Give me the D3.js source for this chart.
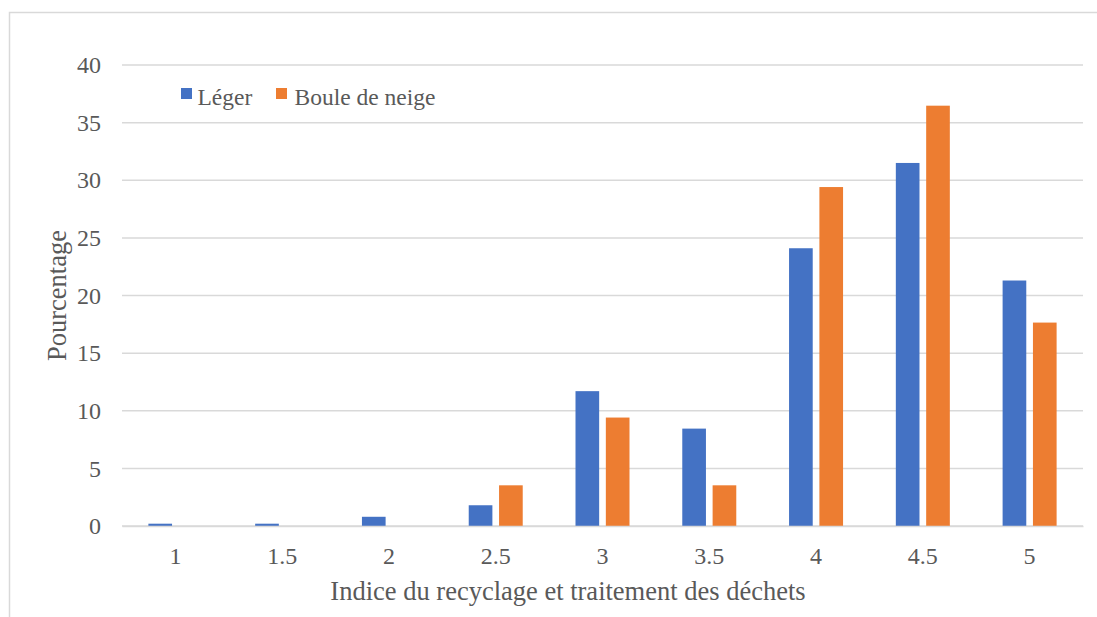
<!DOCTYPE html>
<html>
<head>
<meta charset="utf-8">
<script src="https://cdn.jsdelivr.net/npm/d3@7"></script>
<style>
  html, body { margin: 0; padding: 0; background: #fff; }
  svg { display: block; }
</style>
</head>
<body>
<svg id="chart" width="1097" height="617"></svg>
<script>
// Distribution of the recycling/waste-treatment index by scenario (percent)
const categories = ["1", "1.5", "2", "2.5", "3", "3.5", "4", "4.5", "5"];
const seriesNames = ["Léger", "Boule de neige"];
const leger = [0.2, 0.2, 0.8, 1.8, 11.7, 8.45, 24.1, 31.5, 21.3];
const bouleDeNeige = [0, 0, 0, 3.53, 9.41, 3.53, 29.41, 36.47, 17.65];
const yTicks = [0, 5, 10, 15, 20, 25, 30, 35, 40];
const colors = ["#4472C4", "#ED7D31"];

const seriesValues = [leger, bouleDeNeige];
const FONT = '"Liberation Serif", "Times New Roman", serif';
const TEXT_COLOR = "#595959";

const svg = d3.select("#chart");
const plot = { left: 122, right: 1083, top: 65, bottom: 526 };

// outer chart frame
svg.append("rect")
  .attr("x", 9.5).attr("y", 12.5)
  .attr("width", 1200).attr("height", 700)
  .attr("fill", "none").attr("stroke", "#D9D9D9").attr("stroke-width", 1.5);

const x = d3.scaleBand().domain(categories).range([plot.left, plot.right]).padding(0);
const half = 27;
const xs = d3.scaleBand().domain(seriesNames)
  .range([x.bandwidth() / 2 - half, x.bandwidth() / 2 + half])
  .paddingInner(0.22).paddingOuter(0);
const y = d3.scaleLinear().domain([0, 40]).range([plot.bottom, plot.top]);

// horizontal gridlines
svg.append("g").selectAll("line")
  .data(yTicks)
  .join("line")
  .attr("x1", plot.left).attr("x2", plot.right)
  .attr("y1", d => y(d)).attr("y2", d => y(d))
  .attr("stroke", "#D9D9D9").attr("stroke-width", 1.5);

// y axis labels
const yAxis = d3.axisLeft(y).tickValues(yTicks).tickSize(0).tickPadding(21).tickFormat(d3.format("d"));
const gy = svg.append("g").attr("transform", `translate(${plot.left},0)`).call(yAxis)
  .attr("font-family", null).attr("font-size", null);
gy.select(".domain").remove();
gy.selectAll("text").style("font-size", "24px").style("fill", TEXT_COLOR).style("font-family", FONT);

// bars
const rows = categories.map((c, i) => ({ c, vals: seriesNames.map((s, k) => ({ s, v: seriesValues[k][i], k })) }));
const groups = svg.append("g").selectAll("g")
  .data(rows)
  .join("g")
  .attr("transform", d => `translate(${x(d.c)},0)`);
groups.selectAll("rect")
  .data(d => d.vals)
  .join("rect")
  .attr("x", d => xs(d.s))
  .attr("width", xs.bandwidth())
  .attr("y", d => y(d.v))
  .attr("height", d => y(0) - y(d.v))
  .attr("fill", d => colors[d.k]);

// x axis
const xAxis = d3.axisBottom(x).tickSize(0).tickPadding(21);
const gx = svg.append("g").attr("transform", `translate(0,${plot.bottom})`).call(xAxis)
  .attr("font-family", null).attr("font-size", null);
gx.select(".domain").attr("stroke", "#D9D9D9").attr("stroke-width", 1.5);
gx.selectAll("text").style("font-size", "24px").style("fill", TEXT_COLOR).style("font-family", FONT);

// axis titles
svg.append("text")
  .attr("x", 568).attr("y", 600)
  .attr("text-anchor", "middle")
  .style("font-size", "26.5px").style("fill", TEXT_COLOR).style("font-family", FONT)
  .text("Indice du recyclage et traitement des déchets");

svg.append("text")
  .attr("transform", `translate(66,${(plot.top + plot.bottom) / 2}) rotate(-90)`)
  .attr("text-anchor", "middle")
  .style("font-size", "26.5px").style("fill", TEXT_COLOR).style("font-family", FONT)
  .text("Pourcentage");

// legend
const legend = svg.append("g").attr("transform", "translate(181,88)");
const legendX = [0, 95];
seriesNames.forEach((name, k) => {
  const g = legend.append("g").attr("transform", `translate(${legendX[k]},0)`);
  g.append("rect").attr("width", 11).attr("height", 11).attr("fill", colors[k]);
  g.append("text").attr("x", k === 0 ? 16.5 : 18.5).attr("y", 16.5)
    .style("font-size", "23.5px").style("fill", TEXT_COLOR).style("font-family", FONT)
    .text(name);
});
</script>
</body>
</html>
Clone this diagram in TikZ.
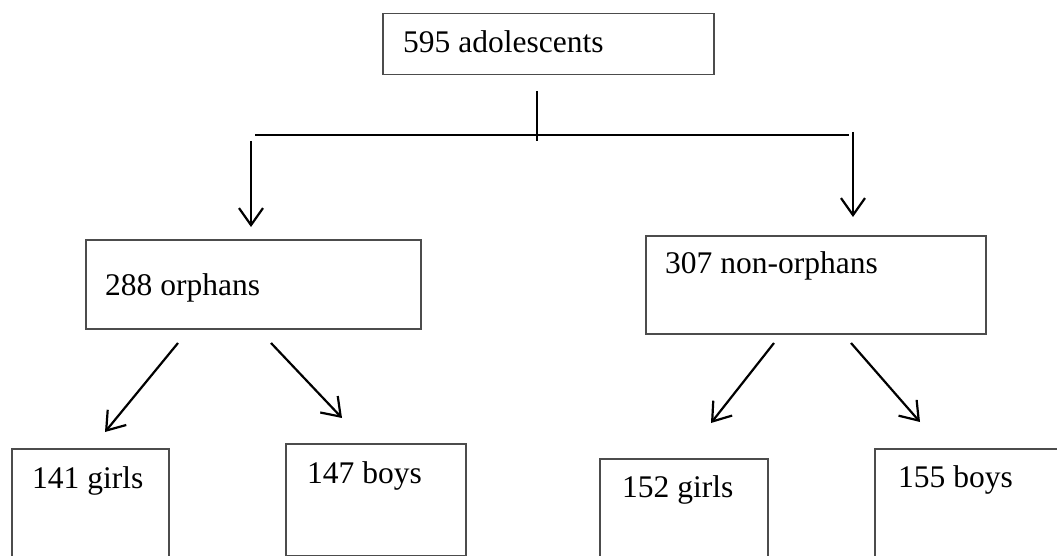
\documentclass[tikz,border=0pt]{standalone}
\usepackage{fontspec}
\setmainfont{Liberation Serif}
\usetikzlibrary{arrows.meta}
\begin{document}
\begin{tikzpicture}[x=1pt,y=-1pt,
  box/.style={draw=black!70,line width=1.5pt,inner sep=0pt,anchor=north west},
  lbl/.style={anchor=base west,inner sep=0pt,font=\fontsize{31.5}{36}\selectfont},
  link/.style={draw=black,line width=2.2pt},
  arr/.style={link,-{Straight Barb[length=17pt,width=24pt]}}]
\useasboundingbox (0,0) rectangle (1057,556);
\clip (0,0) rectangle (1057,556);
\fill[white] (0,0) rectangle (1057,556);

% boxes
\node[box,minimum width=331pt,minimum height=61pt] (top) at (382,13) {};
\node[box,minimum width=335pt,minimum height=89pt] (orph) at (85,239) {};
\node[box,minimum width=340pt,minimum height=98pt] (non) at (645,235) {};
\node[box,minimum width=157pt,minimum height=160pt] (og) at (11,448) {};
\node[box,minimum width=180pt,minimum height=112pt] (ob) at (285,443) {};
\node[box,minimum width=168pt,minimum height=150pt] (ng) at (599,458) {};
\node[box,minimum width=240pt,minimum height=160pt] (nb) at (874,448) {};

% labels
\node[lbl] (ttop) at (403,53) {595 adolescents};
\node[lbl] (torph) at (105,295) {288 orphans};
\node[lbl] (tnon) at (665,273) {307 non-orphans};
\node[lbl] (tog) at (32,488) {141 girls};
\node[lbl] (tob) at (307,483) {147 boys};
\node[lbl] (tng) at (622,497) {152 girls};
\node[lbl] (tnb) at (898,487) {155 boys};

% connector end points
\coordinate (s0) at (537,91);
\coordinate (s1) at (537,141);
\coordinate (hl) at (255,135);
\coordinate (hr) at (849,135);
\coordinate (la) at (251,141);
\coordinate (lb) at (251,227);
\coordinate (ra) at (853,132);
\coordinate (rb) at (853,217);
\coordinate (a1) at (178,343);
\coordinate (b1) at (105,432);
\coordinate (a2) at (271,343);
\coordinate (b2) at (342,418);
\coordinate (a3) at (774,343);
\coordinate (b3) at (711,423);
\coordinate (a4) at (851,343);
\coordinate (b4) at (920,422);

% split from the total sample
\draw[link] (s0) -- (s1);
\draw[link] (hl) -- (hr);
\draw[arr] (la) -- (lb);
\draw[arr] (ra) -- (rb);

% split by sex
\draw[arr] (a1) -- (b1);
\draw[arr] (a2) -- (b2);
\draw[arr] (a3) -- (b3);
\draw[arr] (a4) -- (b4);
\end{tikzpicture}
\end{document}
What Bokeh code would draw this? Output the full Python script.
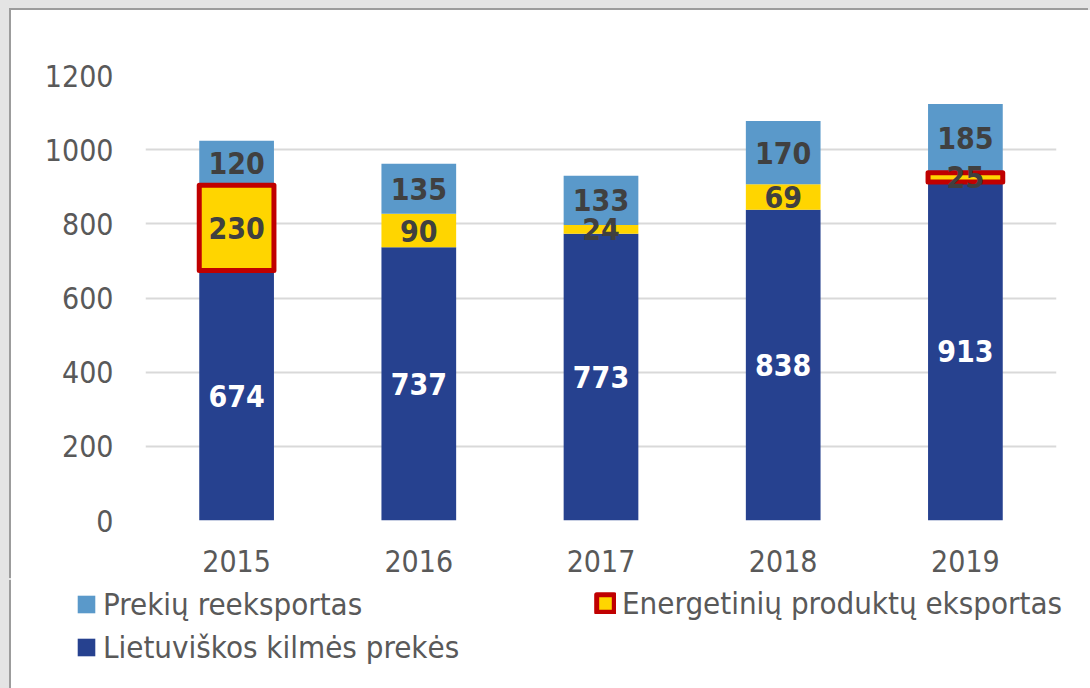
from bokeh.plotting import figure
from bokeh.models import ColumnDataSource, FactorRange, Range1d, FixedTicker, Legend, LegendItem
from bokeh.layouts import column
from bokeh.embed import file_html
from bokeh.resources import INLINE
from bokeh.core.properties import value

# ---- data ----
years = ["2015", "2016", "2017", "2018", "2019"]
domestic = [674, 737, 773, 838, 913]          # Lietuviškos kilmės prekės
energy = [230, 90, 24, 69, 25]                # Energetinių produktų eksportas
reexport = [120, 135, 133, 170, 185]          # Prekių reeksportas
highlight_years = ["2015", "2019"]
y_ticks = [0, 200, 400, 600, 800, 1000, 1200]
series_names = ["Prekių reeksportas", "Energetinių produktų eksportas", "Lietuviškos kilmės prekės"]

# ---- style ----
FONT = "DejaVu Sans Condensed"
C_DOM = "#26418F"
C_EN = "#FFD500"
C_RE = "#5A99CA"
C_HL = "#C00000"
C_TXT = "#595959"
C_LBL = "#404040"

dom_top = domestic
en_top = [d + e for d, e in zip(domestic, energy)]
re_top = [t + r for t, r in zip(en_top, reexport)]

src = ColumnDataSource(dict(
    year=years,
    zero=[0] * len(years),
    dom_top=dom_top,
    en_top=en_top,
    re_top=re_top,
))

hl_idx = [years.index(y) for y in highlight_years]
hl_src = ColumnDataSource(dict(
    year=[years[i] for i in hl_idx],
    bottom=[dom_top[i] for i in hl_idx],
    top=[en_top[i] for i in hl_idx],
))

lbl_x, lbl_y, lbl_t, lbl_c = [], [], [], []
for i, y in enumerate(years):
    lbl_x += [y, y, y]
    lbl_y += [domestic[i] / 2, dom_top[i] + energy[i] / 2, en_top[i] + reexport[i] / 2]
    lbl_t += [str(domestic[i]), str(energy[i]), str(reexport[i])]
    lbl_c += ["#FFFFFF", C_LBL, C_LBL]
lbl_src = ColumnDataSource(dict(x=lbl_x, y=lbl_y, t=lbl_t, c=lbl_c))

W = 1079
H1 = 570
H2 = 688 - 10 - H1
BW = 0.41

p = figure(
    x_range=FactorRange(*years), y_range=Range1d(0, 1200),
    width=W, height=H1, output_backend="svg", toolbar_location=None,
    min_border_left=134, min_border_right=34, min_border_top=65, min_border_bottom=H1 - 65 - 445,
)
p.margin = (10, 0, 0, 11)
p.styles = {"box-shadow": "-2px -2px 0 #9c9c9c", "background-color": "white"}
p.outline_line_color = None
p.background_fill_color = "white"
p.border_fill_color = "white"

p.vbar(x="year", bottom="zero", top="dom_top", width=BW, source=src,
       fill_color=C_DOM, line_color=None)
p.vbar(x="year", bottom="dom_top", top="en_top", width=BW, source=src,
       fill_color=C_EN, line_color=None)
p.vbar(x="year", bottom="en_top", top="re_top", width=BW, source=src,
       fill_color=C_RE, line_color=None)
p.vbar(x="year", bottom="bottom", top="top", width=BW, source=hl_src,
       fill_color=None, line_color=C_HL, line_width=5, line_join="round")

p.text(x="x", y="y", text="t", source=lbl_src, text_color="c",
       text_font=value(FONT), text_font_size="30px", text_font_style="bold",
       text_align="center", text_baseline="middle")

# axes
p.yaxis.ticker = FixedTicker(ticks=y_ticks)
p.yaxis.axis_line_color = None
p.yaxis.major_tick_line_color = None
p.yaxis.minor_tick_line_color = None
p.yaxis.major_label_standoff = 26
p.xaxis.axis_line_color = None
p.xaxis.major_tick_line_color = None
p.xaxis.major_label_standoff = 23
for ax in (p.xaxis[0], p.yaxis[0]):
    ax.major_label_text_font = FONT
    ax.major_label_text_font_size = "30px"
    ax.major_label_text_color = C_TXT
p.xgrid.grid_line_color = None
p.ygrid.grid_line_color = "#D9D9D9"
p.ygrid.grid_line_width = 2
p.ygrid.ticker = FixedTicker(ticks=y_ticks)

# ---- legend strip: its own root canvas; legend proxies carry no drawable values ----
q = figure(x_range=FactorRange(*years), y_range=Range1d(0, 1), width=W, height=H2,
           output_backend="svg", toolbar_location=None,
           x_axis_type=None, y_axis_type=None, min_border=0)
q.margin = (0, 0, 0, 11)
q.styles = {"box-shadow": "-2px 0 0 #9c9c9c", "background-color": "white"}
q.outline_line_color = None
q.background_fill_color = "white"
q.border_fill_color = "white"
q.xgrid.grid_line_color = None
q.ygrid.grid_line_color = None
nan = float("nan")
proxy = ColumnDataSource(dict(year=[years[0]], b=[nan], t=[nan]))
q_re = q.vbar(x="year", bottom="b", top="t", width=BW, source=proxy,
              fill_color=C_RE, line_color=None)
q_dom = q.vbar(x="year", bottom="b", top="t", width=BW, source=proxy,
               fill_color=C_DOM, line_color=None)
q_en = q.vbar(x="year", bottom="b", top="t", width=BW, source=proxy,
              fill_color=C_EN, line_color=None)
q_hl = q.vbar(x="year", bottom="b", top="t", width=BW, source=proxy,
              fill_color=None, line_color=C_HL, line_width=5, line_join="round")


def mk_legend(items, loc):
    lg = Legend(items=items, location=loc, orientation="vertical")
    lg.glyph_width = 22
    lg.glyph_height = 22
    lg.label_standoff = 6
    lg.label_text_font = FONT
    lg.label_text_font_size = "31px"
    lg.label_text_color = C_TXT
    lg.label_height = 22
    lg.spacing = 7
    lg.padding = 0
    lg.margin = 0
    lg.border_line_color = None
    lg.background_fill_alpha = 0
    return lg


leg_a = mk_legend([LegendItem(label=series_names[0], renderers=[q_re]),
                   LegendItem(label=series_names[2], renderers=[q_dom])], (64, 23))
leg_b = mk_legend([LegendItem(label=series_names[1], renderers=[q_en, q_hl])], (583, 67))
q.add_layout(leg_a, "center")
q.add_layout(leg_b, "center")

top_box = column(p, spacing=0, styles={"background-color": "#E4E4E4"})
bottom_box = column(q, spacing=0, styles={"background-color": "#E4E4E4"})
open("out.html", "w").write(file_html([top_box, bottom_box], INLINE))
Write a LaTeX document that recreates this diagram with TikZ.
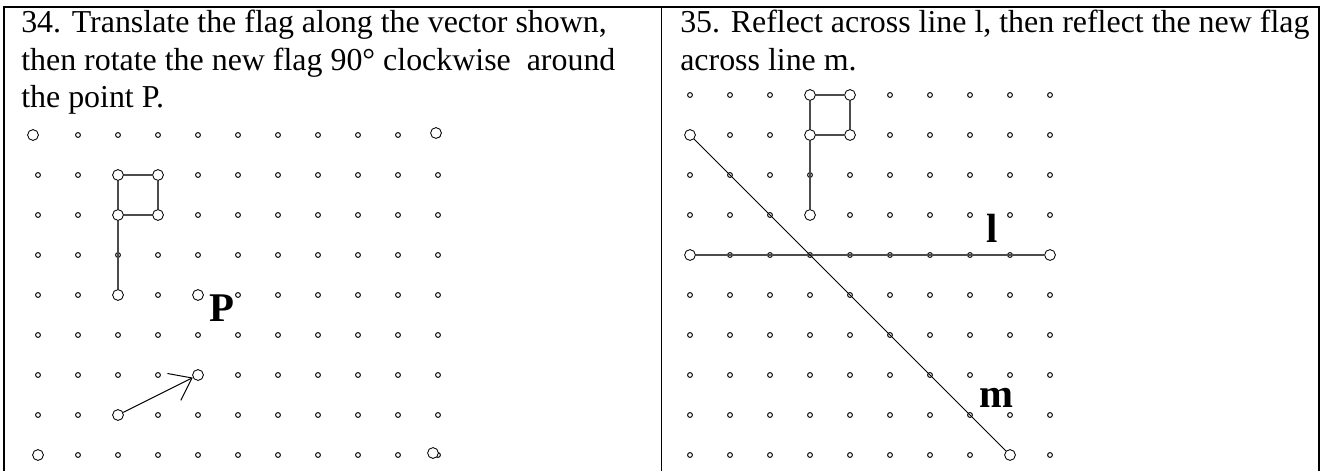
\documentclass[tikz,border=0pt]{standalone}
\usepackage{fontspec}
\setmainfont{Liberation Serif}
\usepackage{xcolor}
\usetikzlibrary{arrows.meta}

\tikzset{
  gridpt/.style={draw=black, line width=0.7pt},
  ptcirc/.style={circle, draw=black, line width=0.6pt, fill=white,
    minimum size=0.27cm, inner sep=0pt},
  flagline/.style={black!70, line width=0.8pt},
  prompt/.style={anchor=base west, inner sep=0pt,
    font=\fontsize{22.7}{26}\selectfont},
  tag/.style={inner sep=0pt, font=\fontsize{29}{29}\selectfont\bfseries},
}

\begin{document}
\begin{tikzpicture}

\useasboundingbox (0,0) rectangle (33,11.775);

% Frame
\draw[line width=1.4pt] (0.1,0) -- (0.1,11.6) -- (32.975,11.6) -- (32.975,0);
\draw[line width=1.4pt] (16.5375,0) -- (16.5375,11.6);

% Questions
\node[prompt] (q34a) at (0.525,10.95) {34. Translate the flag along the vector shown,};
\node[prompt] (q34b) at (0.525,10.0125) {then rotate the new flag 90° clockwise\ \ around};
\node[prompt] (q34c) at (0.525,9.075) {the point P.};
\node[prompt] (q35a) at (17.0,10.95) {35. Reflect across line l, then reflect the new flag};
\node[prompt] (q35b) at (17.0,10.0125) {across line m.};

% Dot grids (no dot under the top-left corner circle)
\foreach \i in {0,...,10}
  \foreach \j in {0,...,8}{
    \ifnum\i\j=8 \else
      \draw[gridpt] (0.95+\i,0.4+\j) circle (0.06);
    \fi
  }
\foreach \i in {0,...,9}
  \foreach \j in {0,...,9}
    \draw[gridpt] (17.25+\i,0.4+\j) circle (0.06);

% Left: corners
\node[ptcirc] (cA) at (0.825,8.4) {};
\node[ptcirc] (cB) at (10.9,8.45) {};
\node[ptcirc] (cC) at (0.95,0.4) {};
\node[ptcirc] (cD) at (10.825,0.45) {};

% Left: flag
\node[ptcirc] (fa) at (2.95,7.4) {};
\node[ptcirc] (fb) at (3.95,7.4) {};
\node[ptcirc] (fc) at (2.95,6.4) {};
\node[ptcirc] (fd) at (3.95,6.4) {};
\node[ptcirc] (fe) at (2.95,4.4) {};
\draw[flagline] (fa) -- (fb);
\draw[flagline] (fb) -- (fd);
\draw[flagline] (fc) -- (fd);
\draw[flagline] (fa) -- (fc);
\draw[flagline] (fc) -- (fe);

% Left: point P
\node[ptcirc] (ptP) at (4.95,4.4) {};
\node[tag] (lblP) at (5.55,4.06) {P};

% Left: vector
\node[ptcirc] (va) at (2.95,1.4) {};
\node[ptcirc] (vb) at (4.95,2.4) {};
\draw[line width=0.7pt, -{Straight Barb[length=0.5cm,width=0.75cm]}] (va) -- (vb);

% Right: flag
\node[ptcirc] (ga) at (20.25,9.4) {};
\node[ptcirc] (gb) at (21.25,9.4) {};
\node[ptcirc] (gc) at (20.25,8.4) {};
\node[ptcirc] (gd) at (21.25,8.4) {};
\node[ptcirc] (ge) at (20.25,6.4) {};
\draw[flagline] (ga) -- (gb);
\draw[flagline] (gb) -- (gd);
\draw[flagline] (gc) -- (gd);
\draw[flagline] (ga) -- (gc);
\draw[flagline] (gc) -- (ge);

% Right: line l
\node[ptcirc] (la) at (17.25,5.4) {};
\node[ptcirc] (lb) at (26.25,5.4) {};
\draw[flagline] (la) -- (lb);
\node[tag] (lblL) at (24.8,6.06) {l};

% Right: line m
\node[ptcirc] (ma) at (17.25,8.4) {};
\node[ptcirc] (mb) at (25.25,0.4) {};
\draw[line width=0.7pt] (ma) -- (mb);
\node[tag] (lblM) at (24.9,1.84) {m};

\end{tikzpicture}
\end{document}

#### AIM:
Pictures do not belong in the copy. Reproduce exactly the lines from the one with "Write a LaTeX" to the one with "(0,0) rectangle (33,11.775);", both lines included.

#### WRITTEN REPLY:
Write a LaTeX document that recreates this diagram with TikZ.
\documentclass[tikz,border=0pt]{standalone}
\usepackage{fontspec}
\setmainfont{Liberation Serif}
\usepackage{xcolor}
\usetikzlibrary{arrows.meta}

\tikzset{
  gridpt/.style={draw=black, line width=0.7pt},
  ptcirc/.style={circle, draw=black, line width=0.6pt, fill=white,
    minimum size=0.27cm, inner sep=0pt},
  flagline/.style={black!70, line width=0.8pt},
  prompt/.style={anchor=base west, inner sep=0pt,
    font=\fontsize{22.7}{26}\selectfont},
  tag/.style={inner sep=0pt, font=\fontsize{29}{29}\selectfont\bfseries},
}

\begin{document}
\begin{tikzpicture}

\useasboundingbox (0,0) rectangle (33,11.775);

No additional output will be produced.